- Task directions -
Your task is to retype the lines from the opening of the material through the line that includes "(1352,8) -- (1352,696);". Do not copy the pictures.

════════════════

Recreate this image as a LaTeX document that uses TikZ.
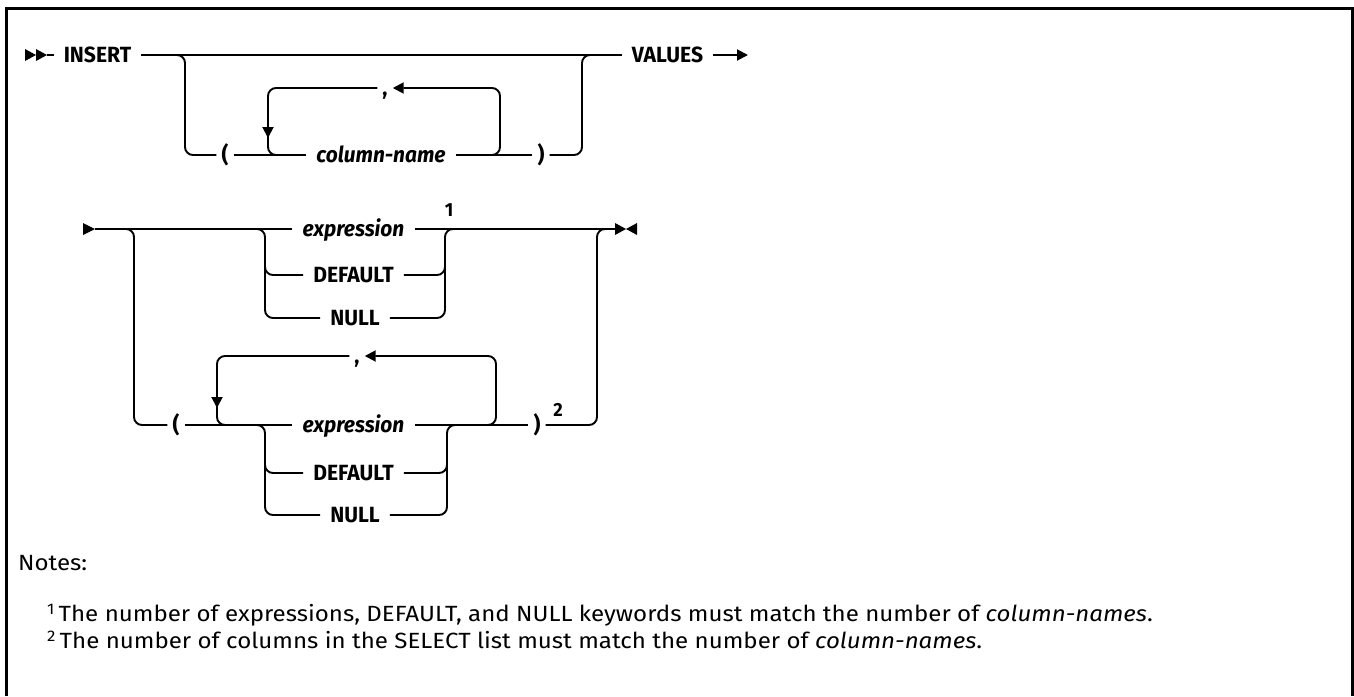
\documentclass[tikz,border=0pt]{standalone}
\usepackage{fontspec}
\setmainfont{Fira Sans}
\newfontfamily\kwfont[FakeStretch=0.96]{Fira Sans}
\newfontfamily\varfont[FakeStretch=0.95]{Fira Sans}
\newfontfamily\notefont[FakeStretch=1.095]{Fira Sans}
\usetikzlibrary{arrows.meta}
\begin{document}
\begin{tikzpicture}[x=1pt,y=-1pt,
  rail/.style={line width=1.9pt, rounded corners=8pt},
  railarrow/.style={rail, -{Triangle[length=11pt,width=11pt]}},
  kw/.style={font=\kwfont\fontsize{22}{26}\selectfont\bfseries, inner xsep=10pt, inner ysep=0pt, text height=15pt, text depth=0pt},
  var/.style={kw, font=\varfont\fontsize{22}{26}\selectfont\bfseries\itshape},
  punct/.style={kw, inner xsep=5pt},
  supnum/.style={font=\kwfont\fontsize{19}{22}\selectfont\bfseries, inner sep=0pt},
  note/.style={font=\notefont\fontsize{22}{26}\selectfont, inner sep=0pt, anchor=west},
  marker/.style={fill=black}]
\useasboundingbox (0,0) rectangle (1354,696);
% frame
\draw[line width=3pt] (6,696) -- (6,8) -- (1352,8) -- (1352,696);

% ---------- row 1 ----------
\fill[marker] (25,49) -- (36,55) -- (25,61) -- cycle;
\fill[marker] (36,49) -- (47,55) -- (36,61) -- cycle;
\coordinate (s1) at (47,55);
\node[kw] (insert) at (97.5,55) {INSERT};
\node[kw] (values) at (667.5,55) {VALUES};
\node[punct] (lp1) at (225,155) {(};
\node[var] (colname) at (381,155) {column-name};
\node[punct] (rp1) at (541,155) {)};
\node[punct] (comma1) at (385,88) {,};
\coordinate (e1) at (748,55);

\draw[rail] (s1) -- (insert.west);
\draw[rail] (insert.east) -- (values.west);
\draw[railarrow] (values.east) -- (e1);
\draw[rail] (170,55) -- (185,55) -- (185,155) -- (lp1.west);
\draw[rail] (lp1.east) -- (colname.west);
\draw[rail] (colname.east) -- (rp1.west);
\draw[rail] (rp1.east) -- (582,155) -- (582,55) -- (597,55);
\draw[railarrow] (comma1.west) -- (268,88) -- (268,138);
\draw[rail] (268,130) -- (268,155) -- (285,155);
\draw[railarrow] (485,155) -- (500,155) -- (500,88) -- (comma1.east);

% ---------- row 2 ----------
\fill[marker] (83,223) -- (95,229) -- (83,235) -- cycle;
\coordinate (s2) at (95,229);
\node[var] (expr1) at (353.5,229) {expression};
\node[kw] (def1) at (353.5,275) {DEFAULT};
\node[kw] (null1) at (355,318) {NULL};
\node[supnum] (n1) at (449,210) {1};
\coordinate (e2) at (615,229);
\fill[marker] (615,223) -- (626,229) -- (615,235) -- cycle;
\fill[marker] (637,223) -- (626,229) -- (637,235) -- cycle;

\draw[rail] (s2) -- (expr1.west);
\draw[rail] (expr1.east) -- (e2);
\draw[rail] (250,229) -- (265,229) -- (265,318) -- (null1.west);
\draw[rail] (265,260) -- (265,275) -- (def1.west);
\draw[rail] (null1.east) -- (445,318) -- (445,229) -- (460,229);
\draw[rail] (def1.east) -- (445,275) -- (445,260);

\node[punct] (lp2) at (176,425) {(};
\node[var] (expr2) at (353.5,425) {expression};
\node[kw] (def2) at (353.5,473) {DEFAULT};
\node[kw] (null2) at (355,515) {NULL};
\node[punct] (rp2) at (537,425) {)};
\node[supnum] (n2) at (558,410) {2};
\node[punct] (comma2) at (357,356) {,};

\draw[rail] (120,229) -- (134,229) -- (134,425) -- (lp2.west);
\draw[rail] (lp2.east) -- (expr2.west);
\draw[rail] (expr2.east) -- (rp2.west);
\draw[rail] (rp2.east) -- (597,425) -- (597,229) -- (612,229);
\draw[railarrow] (comma2.west) -- (217,356) -- (217,408);
\draw[rail] (217,400) -- (217,425) -- (235,425);
\draw[railarrow] (480,425) -- (496,425) -- (496,356) -- (comma2.east);
\draw[rail] (250,425) -- (265,425) -- (265,515) -- (null2.west);
\draw[rail] (265,460) -- (265,473) -- (def2.west);
\draw[rail] (null2.east) -- (447,515) -- (447,425) -- (462,425);
\draw[rail] (def2.east) -- (447,473) -- (447,460);

% ---------- notes ----------
\node[note] (notes) at (18,563) {Notes:};
\node[note] (note1) at (47,615) {\textsuperscript{1}\,The number of expressions, DEFAULT, and NULL keywords must match the number of \textit{column-names}.};
\node[note] (note2) at (47,640) {\textsuperscript{2}\,The number of columns in the SELECT list must match the number of \textit{column-names}.};
\end{tikzpicture}
\end{document}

════════════════

- Task result -
Recreate this image as a LaTeX document that uses TikZ.
\documentclass[tikz,border=0pt]{standalone}
\usepackage{fontspec}
\setmainfont{Fira Sans}
\newfontfamily\kwfont[FakeStretch=0.96]{Fira Sans}
\newfontfamily\varfont[FakeStretch=0.95]{Fira Sans}
\newfontfamily\notefont[FakeStretch=1.095]{Fira Sans}
\usetikzlibrary{arrows.meta}
\begin{document}
\begin{tikzpicture}[x=1pt,y=-1pt,
  rail/.style={line width=1.9pt, rounded corners=8pt},
  railarrow/.style={rail, -{Triangle[length=11pt,width=11pt]}},
  kw/.style={font=\kwfont\fontsize{22}{26}\selectfont\bfseries, inner xsep=10pt, inner ysep=0pt, text height=15pt, text depth=0pt},
  var/.style={kw, font=\varfont\fontsize{22}{26}\selectfont\bfseries\itshape},
  punct/.style={kw, inner xsep=5pt},
  supnum/.style={font=\kwfont\fontsize{19}{22}\selectfont\bfseries, inner sep=0pt},
  note/.style={font=\notefont\fontsize{22}{26}\selectfont, inner sep=0pt, anchor=west},
  marker/.style={fill=black}]
\useasboundingbox (0,0) rectangle (1354,696);
% frame
\draw[line width=3pt] (6,696) -- (6,8) -- (1352,8) -- (1352,696);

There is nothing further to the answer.